Leandro Fernandez is an artist I’ve enjoyed ever since encountering his art on “Queen & Country,” and over the years he’s just gotten better by leaps and bounds. I love the smooth, open way that he draws characters, and how he and colorist Dave McCaig work together to provide a stark, cold landscape for them to exist within. Everything from a mangy wolf to the ice-covered shores and surface of the Volga River has a cold texture to them, and they sell to the reader the danger that Wood has placed them in. I think best of all is how Fernandez understands when to put lots of detail into the backgrounds, and when to let the stark emptiness of the surroundings form their own setting for “Northlanders.” This is not only the best art from Fernandez I’ve seen to date, this is also some of the most beautiful “Northlanders” art in a series that’s had nothing but strong artists.

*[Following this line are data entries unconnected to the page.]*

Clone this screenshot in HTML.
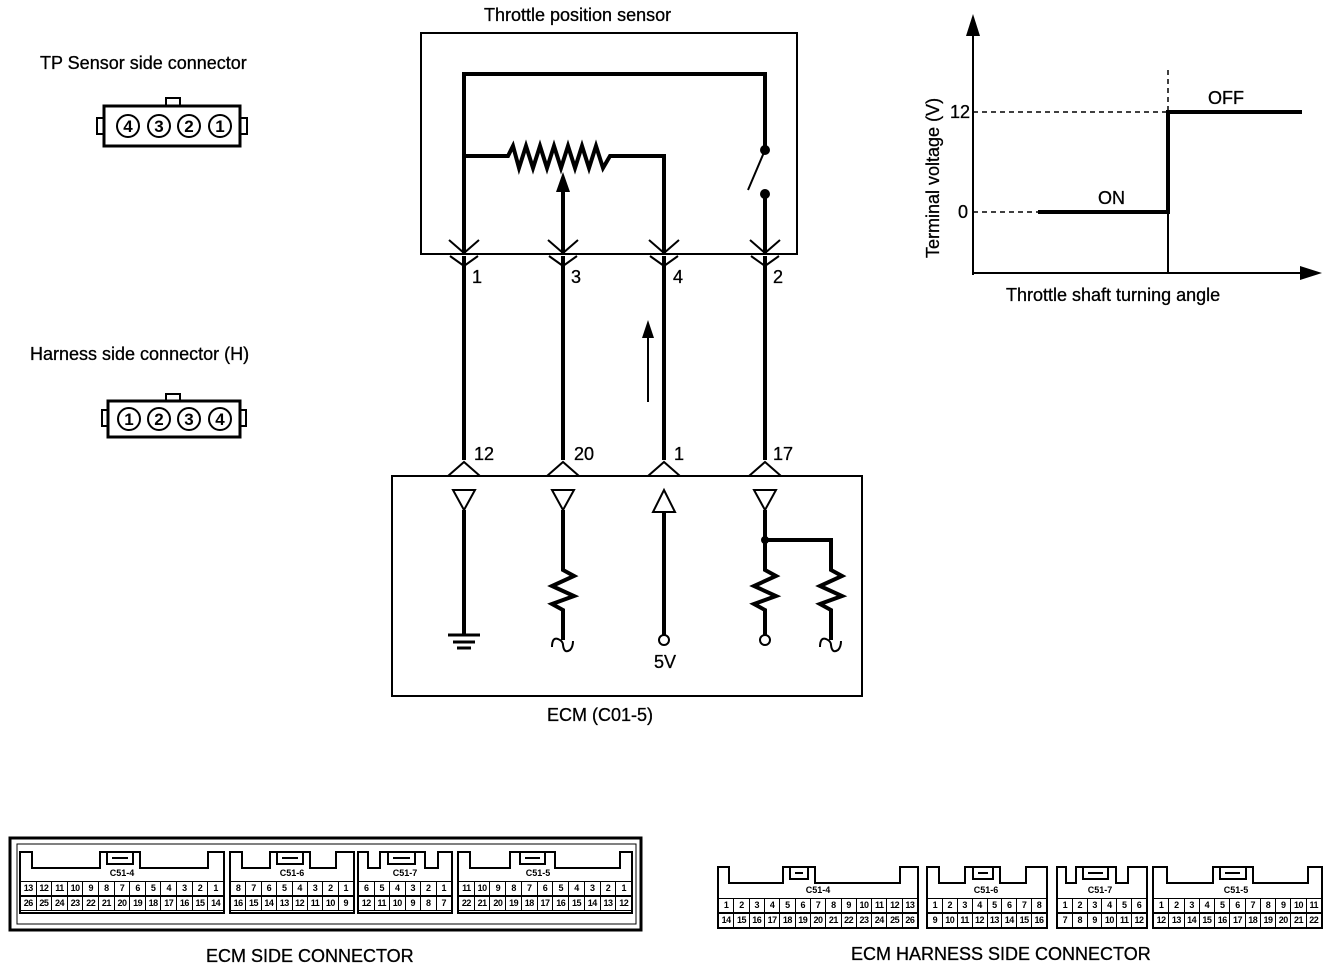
<!DOCTYPE html>
<html><head><meta charset="utf-8"><style>
body{margin:0;background:#fff;width:1344px;height:968px;position:relative;overflow:hidden;font-family:"Liberation Sans",sans-serif;}
svg{position:absolute;left:0;top:0}
.r{position:absolute;display:flex;height:15px;border:1.5px solid #000;box-sizing:border-box;background:#fff}
.r span{flex:1;border-left:1.5px solid #000;font-size:9px;font-weight:bold;text-align:center;line-height:13px;letter-spacing:-0.5px}
.r span:first-child{border-left:none}
</style></head><body>
<svg width="1344" height="968" viewBox="0 0 1344 968" font-family="Liberation Sans, sans-serif">
<g fill="none" stroke="#000">
<rect x="421" y="33" width="376" height="221" stroke-width="2"/>
<g stroke-width="4">
<polyline points="464,254 464,74 765,74 765,150"/>
<line x1="765" y1="194" x2="765" y2="254"/>
<polyline points="464,156 508,156 513,146 519,168 526,146 533,168 540,146 547,168 554,146 561,168 568,146 575,168 582,146 589,168 596,146 603,168 610,156 664,156 664,254"/>
<line x1="563" y1="254" x2="563" y2="190"/>
<line x1="464" y1="256" x2="464" y2="460"/>
<line x1="563" y1="256" x2="563" y2="460"/>
<line x1="664" y1="256" x2="664" y2="460"/>
<line x1="765" y1="256" x2="765" y2="460"/>
</g>
<line x1="765" y1="150" x2="748" y2="190" stroke-width="2"/>
<g stroke-width="2">
<polyline points="449,240 464,253 479,240"/><polyline points="450,256 464,266 478,256"/>
<polyline points="548,240 563,253 578,240"/><polyline points="549,256 563,266 577,256"/>
<polyline points="649,240 664,253 679,240"/><polyline points="650,256 664,266 678,256"/>
<polyline points="750,240 765,253 780,240"/><polyline points="751,256 765,266 779,256"/>
<polyline points="448,476 464,462 480,476"/>
<polyline points="547,476 563,462 579,476"/>
<polyline points="648,476 664,462 680,476"/>
<polyline points="749,476 765,462 781,476"/>
</g>
<rect x="392" y="476" width="470" height="220" stroke-width="2"/>
<g stroke-width="2">
<polygon points="453,490 475,490 464,510"/>
<polygon points="552,490 574,490 563,510"/>
<polygon points="653,512 675,512 664,490"/>
<polygon points="754,490 776,490 765,510"/>
</g>
<g stroke-width="4">
<line x1="464" y1="510" x2="464" y2="634"/>
<polyline points="563,510 563,570 574,576 552,586 574,596 552,604 563,610 563,640"/>
<line x1="664" y1="512" x2="664" y2="635"/>
<polyline points="765,510 765,570 776,576 754,586 776,596 754,604 765,610 765,635"/>
<polyline points="765,540 831,540 831,570 842,576 820,586 842,596 820,604 831,610 831,640"/>
</g>
<g stroke-width="3">
<line x1="448" y1="635" x2="480" y2="635"/><line x1="453" y1="642" x2="475" y2="642"/><line x1="457" y1="648" x2="471" y2="648"/>
</g>
<g stroke-width="2">
<path d="M552,647 Q552,637 558,639 Q563,641 563,645 Q564,654 570,650 Q573,647 573,641"/>
<path d="M820,647 Q820,637 826,639 Q831,641 831,645 Q832,654 838,650 Q841,647 841,641"/>
<circle cx="664" cy="640" r="5"/><circle cx="765" cy="640" r="5"/>
</g>
<line x1="648" y1="402" x2="648" y2="335" stroke-width="2"/>
<g stroke-width="2">
<line x1="973" y1="275" x2="973" y2="28"/>
<line x1="973" y1="273" x2="1305" y2="273"/>
<line x1="1168" y1="212" x2="1168" y2="273"/>
</g>
<g stroke-width="1.5" stroke-dasharray="5,4">
<line x1="973" y1="112" x2="1168" y2="112"/>
<line x1="973" y1="212" x2="1038" y2="212"/>
<line x1="1168" y1="70" x2="1168" y2="112"/>
</g>
<polyline points="1038,212 1168,212 1168,112 1302,112" stroke-width="4"/>
<g stroke-width="3">
<rect x="104" y="106" width="136" height="40"/>
<rect x="108" y="401" width="132" height="36"/>
</g>
<g stroke-width="2">
<rect x="166" y="98" width="14" height="8"/><rect x="97" y="118" width="7" height="16"/><rect x="240" y="118" width="7" height="16"/>
<rect x="166" y="394" width="14" height="7"/><rect x="102" y="410" width="6" height="16"/><rect x="240" y="410" width="6" height="16"/>
<circle cx="128" cy="126" r="11"/><circle cx="159" cy="126" r="11"/><circle cx="189" cy="126" r="11"/><circle cx="220" cy="126" r="11"/>
<circle cx="129" cy="419" r="11"/><circle cx="159" cy="419" r="11"/><circle cx="189" cy="419" r="11"/><circle cx="220" cy="419" r="11"/>
</g>
<rect x="10" y="838" width="631" height="92" stroke-width="3"/>
<rect x="17" y="844" width="619" height="80" stroke-width="1"/>
<g stroke-width="2">
<path d="M20,913 V852 H32 V868 H100 V852 H140 V868 H208 V852 H224 V913 Z"/>
<path d="M107,852 V864 H133 V852 M112,858 H128"/>
<path d="M230,913 V852 H242 V868 H270 V852 H310 V868 H336 V852 H354 V913 Z"/>
<path d="M277,852 V864 H303 V852 M282,858 H298"/>
<path d="M358,913 V852 H368 V868 H380 V852 H425 V868 H438 V852 H452 V913 Z"/>
<path d="M388,852 V864 H415 V852 M393,858 H410"/>
<path d="M458,913 V852 H470 V868 H510 V852 H555 V868 H620 V852 H632 V913 Z"/>
<path d="M520,852 V864 H545 V852 M525,858 H540"/>
<path d="M718,928 V867 H729 V883 H783 V867 H815 V883 H900 V867 H918 V928 Z"/>
<path d="M790,867 V879 H808 V867 M795,873 H803"/>
<path d="M927,928 V867 H939 V883 H965 V867 H1000 V883 H1026 V867 H1047 V928 Z"/>
<path d="M973,867 V879 H993 V867 M978,873 H988"/>
<path d="M1057,928 V867 H1066 V883 H1076 V867 H1116 V883 H1128 V867 H1147 V928 Z"/>
<path d="M1083,867 V879 H1108 V867 M1088,873 H1103"/>
<path d="M1153,928 V867 H1167 V883 H1213 V867 H1253 V883 H1308 V867 H1322 V928 Z"/>
<path d="M1220,867 V879 H1246 V867 M1225,873 H1240"/>
</g>
</g>
<g fill="#000">
<circle cx="765" cy="150" r="5"/><circle cx="765" cy="194" r="5"/><circle cx="765" cy="540" r="4"/>
<polygon points="563,172 556,192 570,192"/>
<polygon points="648,320 642,338 654,338"/>
<polygon points="973,14 966,36 980,36"/>
<polygon points="1322,273 1300,266 1300,280"/>
</g>
<g font-size="18" fill="#000" stroke="#000" stroke-width="0.3">
<text x="484" y="21">Throttle position sensor</text>
<text x="40" y="69">TP Sensor side connector</text>
<text x="30" y="360">Harness side connector (H)</text>
<text x="472" y="283">1</text><text x="571" y="283">3</text><text x="673" y="283">4</text><text x="773" y="283">2</text>
<text x="474" y="460">12</text><text x="574" y="460">20</text><text x="674" y="460">1</text><text x="773" y="460">17</text>
<text x="654" y="668">5V</text>
<text x="547" y="721">ECM (C01-5)</text>
<text x="970" y="118" text-anchor="end">12</text><text x="968" y="218" text-anchor="end">0</text>
<text x="1098" y="204">ON</text><text x="1208" y="104">OFF</text>
<text x="1006" y="301">Throttle shaft turning angle</text>
<text transform="translate(939,258) rotate(-90)">Terminal voltage (V)</text>
<text x="206" y="962">ECM SIDE CONNECTOR</text>
<text x="851" y="960">ECM HARNESS SIDE CONNECTOR</text>
</g>
<g font-size="17" font-weight="bold" text-anchor="middle">
<text x="128" y="132">4</text><text x="159" y="132">3</text><text x="189" y="132">2</text><text x="220" y="132">1</text>
<text x="129" y="425">1</text><text x="159" y="425">2</text><text x="189" y="425">3</text><text x="220" y="425">4</text>
</g>
<g font-size="9" font-weight="bold" text-anchor="middle">
<text x="122" y="876">C51-4</text><text x="292" y="876">C51-6</text><text x="405" y="876">C51-7</text><text x="538" y="876">C51-5</text>
<text x="818" y="893">C51-4</text><text x="986" y="893">C51-6</text><text x="1100" y="893">C51-7</text><text x="1236" y="893">C51-5</text>
</g>
</svg>
<div class="r" style="left:20px;top:881px;width:204px"><span>13</span><span>12</span><span>11</span><span>10</span><span>9</span><span>8</span><span>7</span><span>6</span><span>5</span><span>4</span><span>3</span><span>2</span><span>1</span></div>
<div class="r" style="left:20px;top:896px;width:204px"><span>26</span><span>25</span><span>24</span><span>23</span><span>22</span><span>21</span><span>20</span><span>19</span><span>18</span><span>17</span><span>16</span><span>15</span><span>14</span></div>
<div class="r" style="left:230px;top:881px;width:124px"><span>8</span><span>7</span><span>6</span><span>5</span><span>4</span><span>3</span><span>2</span><span>1</span></div>
<div class="r" style="left:230px;top:896px;width:124px"><span>16</span><span>15</span><span>14</span><span>13</span><span>12</span><span>11</span><span>10</span><span>9</span></div>
<div class="r" style="left:358px;top:881px;width:94px"><span>6</span><span>5</span><span>4</span><span>3</span><span>2</span><span>1</span></div>
<div class="r" style="left:358px;top:896px;width:94px"><span>12</span><span>11</span><span>10</span><span>9</span><span>8</span><span>7</span></div>
<div class="r" style="left:458px;top:881px;width:174px"><span>11</span><span>10</span><span>9</span><span>8</span><span>7</span><span>6</span><span>5</span><span>4</span><span>3</span><span>2</span><span>1</span></div>
<div class="r" style="left:458px;top:896px;width:174px"><span>22</span><span>21</span><span>20</span><span>19</span><span>18</span><span>17</span><span>16</span><span>15</span><span>14</span><span>13</span><span>12</span></div>
<div class="r" style="left:718px;top:898px;width:200px"><span>1</span><span>2</span><span>3</span><span>4</span><span>5</span><span>6</span><span>7</span><span>8</span><span>9</span><span>10</span><span>11</span><span>12</span><span>13</span></div>
<div class="r" style="left:718px;top:913px;width:200px"><span>14</span><span>15</span><span>16</span><span>17</span><span>18</span><span>19</span><span>20</span><span>21</span><span>22</span><span>23</span><span>24</span><span>25</span><span>26</span></div>
<div class="r" style="left:927px;top:898px;width:120px"><span>1</span><span>2</span><span>3</span><span>4</span><span>5</span><span>6</span><span>7</span><span>8</span></div>
<div class="r" style="left:927px;top:913px;width:120px"><span>9</span><span>10</span><span>11</span><span>12</span><span>13</span><span>14</span><span>15</span><span>16</span></div>
<div class="r" style="left:1057px;top:898px;width:90px"><span>1</span><span>2</span><span>3</span><span>4</span><span>5</span><span>6</span></div>
<div class="r" style="left:1057px;top:913px;width:90px"><span>7</span><span>8</span><span>9</span><span>10</span><span>11</span><span>12</span></div>
<div class="r" style="left:1153px;top:898px;width:169px"><span>1</span><span>2</span><span>3</span><span>4</span><span>5</span><span>6</span><span>7</span><span>8</span><span>9</span><span>10</span><span>11</span></div>
<div class="r" style="left:1153px;top:913px;width:169px"><span>12</span><span>13</span><span>14</span><span>15</span><span>16</span><span>17</span><span>18</span><span>19</span><span>20</span><span>21</span><span>22</span></div>
</body></html>
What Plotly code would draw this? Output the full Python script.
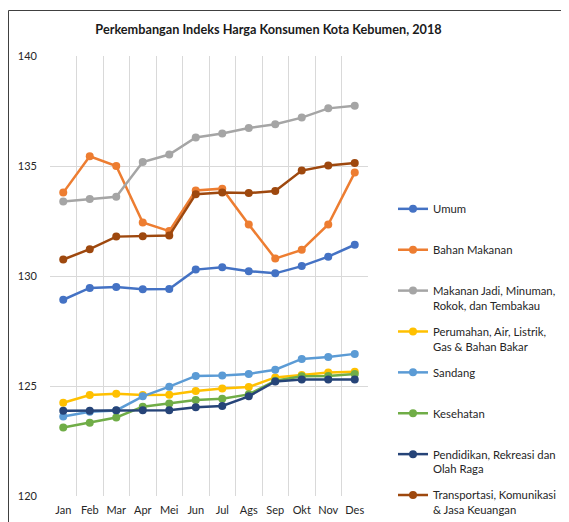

“Northlanders” is a tough potential sell to the uninitiated, a series of stories only connected by all containing Vikings in some way, shape, or form. Reading “The Plague Widow,” though, just goes to show how versatile this series is. This is a story I’ll cheerfully buy again in collected form; Wood, Fernandez, and McCaig have done an excellent job. If you haven’t read this latest “Northlanders” story, don’t let it pass you by.